In the end, Hayenga found a new lawyer to sue the City of Phoenix, but officials ended up settling with her for $2.5 million for their negligence in the whole process.

David Leonard, an attorney based in both Tucson and Los Angeles, is representing Hayenga in a malpractice lawsuit against Paul Gilbert and his firm, Beus Gilbert.

Leonard, one of not many attorneys willing to take on the powerhouse law firm, now has Gilbert in the hot seat.

Leonard told New Times in 2009 that one of Gilbert's mistakes was not listing the city in the initial lawsuit.

As we reported at the time, lawyers call it the "empty chair" theory.

"You don't leave an empty chair for the defendants to point to and say, 'That guy did it,'" Leonard explained at the time. "It's the same principle in play if someone rear-ends you. You don't just sue the driver who hit you; you also sue the one who sideswiped them seconds before. Facts can grow more complicated as a case drags on, and a good lawyer will cover every possible base on the front end. Otherwise, a defendant can wiggle off the hook by blaming someone who's not a party to the claim.

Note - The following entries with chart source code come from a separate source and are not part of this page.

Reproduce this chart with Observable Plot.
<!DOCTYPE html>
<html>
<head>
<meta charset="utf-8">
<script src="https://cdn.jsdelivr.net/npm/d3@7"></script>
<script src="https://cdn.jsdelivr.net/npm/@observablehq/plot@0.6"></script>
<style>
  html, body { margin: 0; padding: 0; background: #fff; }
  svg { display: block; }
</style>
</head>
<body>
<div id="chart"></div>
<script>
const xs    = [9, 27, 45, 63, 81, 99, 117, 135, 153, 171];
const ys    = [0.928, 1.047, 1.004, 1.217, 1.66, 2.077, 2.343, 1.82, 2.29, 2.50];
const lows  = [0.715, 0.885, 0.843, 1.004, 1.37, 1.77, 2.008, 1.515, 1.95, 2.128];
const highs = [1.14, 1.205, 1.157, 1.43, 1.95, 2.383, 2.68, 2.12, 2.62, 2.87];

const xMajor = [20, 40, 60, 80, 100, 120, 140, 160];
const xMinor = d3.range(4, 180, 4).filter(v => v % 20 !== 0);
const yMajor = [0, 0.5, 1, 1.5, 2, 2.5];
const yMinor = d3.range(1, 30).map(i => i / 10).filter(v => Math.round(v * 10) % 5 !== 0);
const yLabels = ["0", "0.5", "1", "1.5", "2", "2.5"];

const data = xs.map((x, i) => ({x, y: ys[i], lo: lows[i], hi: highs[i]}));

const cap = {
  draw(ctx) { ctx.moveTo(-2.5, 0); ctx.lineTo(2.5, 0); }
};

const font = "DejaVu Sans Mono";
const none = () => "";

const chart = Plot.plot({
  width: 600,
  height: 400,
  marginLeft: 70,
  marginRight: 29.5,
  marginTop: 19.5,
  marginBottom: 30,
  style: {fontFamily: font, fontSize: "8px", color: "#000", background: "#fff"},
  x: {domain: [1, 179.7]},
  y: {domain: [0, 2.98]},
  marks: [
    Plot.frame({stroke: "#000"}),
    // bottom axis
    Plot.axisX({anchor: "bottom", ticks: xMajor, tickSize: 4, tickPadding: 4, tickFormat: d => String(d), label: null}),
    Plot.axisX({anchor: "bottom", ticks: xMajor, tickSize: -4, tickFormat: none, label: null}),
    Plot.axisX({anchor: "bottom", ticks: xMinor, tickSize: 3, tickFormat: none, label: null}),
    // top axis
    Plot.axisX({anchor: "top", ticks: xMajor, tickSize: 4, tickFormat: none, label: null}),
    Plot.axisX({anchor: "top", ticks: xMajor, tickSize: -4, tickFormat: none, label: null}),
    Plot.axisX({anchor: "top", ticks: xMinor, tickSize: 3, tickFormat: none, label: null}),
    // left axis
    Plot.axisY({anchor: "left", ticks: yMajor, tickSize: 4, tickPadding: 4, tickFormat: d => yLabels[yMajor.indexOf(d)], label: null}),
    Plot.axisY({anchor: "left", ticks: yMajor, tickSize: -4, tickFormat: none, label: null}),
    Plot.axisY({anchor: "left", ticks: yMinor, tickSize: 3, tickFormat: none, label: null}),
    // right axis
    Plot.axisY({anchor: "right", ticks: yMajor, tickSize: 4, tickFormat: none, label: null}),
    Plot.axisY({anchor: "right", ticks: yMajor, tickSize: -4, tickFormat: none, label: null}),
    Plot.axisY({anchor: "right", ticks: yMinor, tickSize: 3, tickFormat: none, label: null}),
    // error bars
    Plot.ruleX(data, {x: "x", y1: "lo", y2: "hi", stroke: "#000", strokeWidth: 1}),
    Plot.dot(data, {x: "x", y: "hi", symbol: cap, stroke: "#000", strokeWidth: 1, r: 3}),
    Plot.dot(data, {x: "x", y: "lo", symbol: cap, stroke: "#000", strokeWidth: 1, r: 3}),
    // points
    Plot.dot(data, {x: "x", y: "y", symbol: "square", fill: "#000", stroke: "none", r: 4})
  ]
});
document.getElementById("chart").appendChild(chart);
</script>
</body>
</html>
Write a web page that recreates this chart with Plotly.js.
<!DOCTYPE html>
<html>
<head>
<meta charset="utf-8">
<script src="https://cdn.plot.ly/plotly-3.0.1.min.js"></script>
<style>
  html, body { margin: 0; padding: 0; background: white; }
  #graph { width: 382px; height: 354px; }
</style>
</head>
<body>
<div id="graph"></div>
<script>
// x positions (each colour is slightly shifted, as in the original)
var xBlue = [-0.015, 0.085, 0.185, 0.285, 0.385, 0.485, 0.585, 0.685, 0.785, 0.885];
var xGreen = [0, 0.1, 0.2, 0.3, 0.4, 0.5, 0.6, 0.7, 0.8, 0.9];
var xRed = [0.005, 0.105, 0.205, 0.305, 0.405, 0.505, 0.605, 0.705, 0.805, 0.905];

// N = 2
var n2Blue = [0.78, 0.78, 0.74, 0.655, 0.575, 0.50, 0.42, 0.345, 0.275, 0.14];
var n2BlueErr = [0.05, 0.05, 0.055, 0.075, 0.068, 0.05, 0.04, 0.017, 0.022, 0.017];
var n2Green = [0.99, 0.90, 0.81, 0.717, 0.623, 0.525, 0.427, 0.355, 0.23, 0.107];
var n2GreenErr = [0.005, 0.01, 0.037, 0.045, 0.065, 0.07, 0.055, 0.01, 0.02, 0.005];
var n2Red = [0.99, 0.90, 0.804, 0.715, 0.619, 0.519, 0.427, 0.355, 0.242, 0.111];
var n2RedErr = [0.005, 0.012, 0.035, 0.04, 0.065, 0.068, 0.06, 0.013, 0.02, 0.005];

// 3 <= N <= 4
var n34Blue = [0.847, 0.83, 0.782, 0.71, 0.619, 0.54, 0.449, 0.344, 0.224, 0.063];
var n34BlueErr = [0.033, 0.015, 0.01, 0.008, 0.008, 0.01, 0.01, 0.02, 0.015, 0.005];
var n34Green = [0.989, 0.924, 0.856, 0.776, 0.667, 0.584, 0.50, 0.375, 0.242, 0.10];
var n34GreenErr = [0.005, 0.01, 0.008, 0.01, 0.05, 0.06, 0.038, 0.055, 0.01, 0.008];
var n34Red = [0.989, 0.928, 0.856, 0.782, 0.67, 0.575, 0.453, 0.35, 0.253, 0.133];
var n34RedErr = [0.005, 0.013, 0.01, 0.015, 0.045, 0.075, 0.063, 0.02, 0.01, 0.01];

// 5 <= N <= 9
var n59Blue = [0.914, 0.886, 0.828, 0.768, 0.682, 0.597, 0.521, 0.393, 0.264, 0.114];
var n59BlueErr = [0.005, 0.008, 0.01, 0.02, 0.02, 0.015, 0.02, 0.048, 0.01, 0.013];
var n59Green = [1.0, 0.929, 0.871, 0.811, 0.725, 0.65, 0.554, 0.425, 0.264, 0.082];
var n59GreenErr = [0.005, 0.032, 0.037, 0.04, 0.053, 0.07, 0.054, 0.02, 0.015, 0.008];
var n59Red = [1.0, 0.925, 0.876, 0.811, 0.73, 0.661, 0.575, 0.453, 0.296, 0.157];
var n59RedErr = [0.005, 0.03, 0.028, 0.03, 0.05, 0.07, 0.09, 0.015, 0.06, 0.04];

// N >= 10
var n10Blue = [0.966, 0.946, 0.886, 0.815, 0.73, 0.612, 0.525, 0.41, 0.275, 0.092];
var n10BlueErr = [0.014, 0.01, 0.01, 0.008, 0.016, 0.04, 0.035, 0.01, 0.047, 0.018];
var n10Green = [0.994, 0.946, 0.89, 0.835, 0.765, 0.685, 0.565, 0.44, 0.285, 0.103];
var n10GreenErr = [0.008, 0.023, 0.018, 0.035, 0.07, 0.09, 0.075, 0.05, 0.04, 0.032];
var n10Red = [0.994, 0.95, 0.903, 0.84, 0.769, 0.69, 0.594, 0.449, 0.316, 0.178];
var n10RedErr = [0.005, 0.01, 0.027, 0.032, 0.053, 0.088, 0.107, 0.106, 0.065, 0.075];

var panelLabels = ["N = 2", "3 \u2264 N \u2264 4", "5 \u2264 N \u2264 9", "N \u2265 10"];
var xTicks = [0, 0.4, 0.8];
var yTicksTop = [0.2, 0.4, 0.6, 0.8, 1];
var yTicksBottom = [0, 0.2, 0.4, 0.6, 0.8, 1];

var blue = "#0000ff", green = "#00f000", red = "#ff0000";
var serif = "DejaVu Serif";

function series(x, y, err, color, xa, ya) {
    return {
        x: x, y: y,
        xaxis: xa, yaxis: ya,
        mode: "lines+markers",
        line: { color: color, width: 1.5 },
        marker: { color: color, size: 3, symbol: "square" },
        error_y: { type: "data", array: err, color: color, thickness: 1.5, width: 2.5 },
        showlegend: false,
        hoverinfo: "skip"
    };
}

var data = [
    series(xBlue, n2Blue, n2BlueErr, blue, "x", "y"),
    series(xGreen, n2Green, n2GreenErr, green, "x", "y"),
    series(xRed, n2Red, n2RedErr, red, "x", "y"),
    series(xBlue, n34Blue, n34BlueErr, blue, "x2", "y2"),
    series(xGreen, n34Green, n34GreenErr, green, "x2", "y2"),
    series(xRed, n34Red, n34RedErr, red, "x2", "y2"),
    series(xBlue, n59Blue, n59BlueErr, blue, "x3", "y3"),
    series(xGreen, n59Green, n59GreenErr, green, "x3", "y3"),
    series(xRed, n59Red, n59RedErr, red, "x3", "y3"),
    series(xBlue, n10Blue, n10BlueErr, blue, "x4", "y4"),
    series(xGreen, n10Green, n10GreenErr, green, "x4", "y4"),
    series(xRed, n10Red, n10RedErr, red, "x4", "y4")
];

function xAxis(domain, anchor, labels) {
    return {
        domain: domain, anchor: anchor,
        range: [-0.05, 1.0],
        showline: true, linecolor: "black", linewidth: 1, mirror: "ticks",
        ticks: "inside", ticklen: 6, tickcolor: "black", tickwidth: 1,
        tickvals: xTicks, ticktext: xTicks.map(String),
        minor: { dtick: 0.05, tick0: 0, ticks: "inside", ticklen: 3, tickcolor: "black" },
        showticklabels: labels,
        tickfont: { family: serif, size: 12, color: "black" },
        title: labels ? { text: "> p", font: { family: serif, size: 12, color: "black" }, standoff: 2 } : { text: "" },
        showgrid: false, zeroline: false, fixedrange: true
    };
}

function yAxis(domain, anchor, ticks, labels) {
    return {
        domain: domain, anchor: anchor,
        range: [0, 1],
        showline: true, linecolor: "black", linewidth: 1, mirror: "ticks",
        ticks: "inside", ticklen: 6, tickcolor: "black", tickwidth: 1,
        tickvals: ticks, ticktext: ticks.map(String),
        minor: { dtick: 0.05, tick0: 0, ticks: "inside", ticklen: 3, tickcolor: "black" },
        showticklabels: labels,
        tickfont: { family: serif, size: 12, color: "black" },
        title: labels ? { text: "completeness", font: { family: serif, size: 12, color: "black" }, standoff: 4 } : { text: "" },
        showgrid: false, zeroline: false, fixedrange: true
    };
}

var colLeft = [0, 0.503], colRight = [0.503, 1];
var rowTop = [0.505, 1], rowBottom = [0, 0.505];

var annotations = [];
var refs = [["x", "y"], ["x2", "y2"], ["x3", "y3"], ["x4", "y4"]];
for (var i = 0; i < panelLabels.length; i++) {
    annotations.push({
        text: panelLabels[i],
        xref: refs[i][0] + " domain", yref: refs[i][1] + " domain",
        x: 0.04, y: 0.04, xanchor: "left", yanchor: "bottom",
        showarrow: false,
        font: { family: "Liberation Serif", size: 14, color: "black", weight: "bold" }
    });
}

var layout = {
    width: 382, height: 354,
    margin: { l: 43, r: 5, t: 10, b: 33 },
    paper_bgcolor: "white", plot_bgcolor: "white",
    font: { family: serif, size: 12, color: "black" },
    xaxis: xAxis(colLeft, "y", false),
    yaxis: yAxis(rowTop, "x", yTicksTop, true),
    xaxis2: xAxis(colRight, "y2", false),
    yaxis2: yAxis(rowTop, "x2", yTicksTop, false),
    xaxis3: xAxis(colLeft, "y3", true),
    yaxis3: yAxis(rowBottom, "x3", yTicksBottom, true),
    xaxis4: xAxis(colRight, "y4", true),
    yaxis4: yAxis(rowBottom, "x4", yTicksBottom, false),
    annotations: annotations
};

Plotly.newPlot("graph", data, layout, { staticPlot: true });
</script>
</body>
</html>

But despite the city's culpability, Leonard says, Gilbert wasn't interested in suing it.

Leonard believes Gilbert had good reason not to go there -- and it had nothing to do with the merits of the case. "He had a conflict of interest," Leonard said in 2009. "Do you think he's going to bite the hand that feeds him? No way can he sue the city. That would mess up the rest of his practice."

Leonard tells New Times that depositions are ongoing and the case is expected to go to trial on December 3.